Of course, the decorations are in preparation for next Wednesday. On October 31, once again the community of little people in our neighbourhoods will indulge in the annual orgy of accumulating mounds of sweet tooth decay from generous home owners who will dole out the goodies in response to every cheerful cry of “Trick or treat.”
Most of Halloween is simply good clean fun.
But is Halloween nothing more than an innocent pleasure that ends in tired little goblins falling exhausted into their beds at the end of their rush from house to house? Is there perhaps something more going on in all the energy we seem to pour into this elaborate celebration of ghosts and ghouls?
In the neighbourhood where I will haunt the dusk with my grand-children on Halloween, a warm sense of community will emanate from every home on the block in spite of the chill evening air. For many people, Halloween may be the only time they ever knock on a neighbour’s front door. So, Halloween creates connections between people. Connection is always a good thing.
Historically, Halloween is associated with death which feels like disconnection.
The word “Halloween” is a contraction of All Hallows’ Eve, indicating that it falls on the evening before the celebration of All Saints’ (“Hallows”) Day.
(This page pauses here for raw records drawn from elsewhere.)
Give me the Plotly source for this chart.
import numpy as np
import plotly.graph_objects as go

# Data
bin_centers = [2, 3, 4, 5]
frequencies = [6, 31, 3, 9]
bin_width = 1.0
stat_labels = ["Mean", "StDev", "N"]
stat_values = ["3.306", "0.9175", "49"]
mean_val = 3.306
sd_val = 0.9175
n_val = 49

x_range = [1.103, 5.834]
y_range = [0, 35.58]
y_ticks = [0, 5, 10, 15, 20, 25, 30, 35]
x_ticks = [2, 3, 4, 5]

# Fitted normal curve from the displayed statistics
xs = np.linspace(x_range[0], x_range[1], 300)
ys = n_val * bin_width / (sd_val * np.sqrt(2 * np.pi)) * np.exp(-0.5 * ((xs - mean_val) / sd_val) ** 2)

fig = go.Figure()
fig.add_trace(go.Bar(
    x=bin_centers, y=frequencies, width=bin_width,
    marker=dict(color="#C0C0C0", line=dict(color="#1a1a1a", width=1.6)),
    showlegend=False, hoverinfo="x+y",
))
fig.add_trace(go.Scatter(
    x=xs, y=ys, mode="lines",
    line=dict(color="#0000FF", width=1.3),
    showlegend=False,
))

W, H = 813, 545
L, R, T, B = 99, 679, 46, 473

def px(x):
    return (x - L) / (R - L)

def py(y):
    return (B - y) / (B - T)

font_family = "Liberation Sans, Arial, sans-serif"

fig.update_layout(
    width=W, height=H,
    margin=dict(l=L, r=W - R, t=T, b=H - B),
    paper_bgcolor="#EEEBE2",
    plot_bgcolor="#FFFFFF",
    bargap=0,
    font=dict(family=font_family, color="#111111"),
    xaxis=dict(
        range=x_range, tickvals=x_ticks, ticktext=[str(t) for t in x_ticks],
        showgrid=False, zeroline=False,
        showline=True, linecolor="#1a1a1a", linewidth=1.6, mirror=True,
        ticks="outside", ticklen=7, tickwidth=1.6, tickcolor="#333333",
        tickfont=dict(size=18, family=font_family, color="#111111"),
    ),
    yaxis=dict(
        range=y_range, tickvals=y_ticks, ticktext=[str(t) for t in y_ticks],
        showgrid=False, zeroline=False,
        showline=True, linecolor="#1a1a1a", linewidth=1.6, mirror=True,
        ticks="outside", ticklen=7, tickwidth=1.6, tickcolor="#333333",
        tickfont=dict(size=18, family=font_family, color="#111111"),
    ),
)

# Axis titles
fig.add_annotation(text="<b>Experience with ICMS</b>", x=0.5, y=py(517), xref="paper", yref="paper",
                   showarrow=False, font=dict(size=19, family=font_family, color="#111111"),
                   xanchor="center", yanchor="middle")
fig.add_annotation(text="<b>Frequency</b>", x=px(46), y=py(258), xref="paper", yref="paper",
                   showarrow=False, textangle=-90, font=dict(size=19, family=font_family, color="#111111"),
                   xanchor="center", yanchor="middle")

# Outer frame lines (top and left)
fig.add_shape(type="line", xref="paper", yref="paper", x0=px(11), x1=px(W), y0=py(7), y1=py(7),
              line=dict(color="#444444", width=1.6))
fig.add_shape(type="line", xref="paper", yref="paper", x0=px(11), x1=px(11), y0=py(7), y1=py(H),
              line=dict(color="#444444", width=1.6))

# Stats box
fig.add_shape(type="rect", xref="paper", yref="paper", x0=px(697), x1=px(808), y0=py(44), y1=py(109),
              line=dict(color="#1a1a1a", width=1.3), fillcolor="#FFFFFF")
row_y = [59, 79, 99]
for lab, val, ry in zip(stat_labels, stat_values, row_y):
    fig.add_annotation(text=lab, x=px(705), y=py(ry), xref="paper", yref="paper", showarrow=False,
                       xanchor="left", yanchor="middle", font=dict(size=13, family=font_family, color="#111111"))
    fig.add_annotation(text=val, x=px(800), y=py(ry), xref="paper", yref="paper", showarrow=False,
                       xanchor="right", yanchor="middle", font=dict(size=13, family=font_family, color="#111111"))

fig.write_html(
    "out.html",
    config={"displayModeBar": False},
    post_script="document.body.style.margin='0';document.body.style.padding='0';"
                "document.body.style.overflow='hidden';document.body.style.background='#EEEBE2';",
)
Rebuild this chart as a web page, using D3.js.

All Saints’ Day is the day in the life of the church on which church members are invited particularly to remember those who have died. On this day we acknowledge that there remains a link between those of us who continue here in this physical realm and those who have gone before us into the invisible realm of life after physical death.
The beauty of All Saints’ Day is that it emphasizes that those who are no longer visible, are not completely gone. All of life is a holy unity. We are all connected. There are no degrees of separation. The visible realm is permeated by the invisible; the invisible transcendent dimension of the spirit seeps always into the visible tangible realm of sense and time.
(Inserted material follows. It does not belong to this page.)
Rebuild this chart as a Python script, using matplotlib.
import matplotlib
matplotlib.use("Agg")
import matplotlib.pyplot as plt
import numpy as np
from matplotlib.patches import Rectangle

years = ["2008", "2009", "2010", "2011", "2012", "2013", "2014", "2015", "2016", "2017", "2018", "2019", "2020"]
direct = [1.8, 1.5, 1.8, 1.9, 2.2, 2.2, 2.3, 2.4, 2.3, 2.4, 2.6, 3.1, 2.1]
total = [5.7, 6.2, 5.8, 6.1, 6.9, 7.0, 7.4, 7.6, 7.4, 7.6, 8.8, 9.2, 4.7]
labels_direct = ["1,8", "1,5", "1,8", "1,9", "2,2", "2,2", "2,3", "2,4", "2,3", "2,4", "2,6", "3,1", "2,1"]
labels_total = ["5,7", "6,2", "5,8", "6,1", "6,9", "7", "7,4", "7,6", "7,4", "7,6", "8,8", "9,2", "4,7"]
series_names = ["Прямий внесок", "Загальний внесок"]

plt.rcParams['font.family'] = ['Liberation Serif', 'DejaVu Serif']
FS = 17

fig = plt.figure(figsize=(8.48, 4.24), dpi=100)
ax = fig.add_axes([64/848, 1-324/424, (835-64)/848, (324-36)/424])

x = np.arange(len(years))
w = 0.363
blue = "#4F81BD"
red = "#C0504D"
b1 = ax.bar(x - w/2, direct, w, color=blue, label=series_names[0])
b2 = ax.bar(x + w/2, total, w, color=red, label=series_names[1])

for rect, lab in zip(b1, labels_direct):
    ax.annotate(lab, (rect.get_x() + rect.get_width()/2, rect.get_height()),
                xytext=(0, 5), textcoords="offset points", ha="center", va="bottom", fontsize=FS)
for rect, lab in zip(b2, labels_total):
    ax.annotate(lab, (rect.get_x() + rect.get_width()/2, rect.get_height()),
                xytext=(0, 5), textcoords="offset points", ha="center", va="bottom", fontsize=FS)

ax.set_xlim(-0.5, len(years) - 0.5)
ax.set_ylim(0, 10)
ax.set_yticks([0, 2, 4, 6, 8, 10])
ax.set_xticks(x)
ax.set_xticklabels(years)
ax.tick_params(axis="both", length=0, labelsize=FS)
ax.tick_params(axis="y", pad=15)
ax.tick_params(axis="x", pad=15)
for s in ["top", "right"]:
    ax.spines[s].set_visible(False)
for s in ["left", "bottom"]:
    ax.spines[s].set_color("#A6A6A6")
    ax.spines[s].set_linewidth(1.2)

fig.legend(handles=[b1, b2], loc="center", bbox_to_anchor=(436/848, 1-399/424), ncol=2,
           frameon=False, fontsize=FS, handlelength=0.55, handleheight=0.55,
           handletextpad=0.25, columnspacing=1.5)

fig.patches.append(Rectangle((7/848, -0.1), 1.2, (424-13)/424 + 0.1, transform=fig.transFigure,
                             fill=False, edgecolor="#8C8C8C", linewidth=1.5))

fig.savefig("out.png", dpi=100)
Perhaps it is this deep intuition of the reality of other realms even more than the allure of candy that gives Halloween something of its power in our culture. It is possible that, at least once a year, some intuition towards mystery stirs in our being and it becomes acceptable to give expression to that part of our being that yearns for the reality of spirit.
Whatever hold Halloween has over us, it is worthwhile to open to the promise of community connection that this celebration seems to hold. We are always enriched by opening more deeply to the power that links us with one another and joins us in a community that spills over beyond all those artificial parameters, boundaries, and distinctions we so often maintain with such force.
Halloween invites us into a vast community that embraces all of life, visible and invisible. It encourages us to honour the hallowed reality of the bond that unites all creation in one eternal realm of goodness and light. This seems worth preserving, even if the sugar highs and dental dangers make us cautious about too much indulgence in this annual festival of the spirit.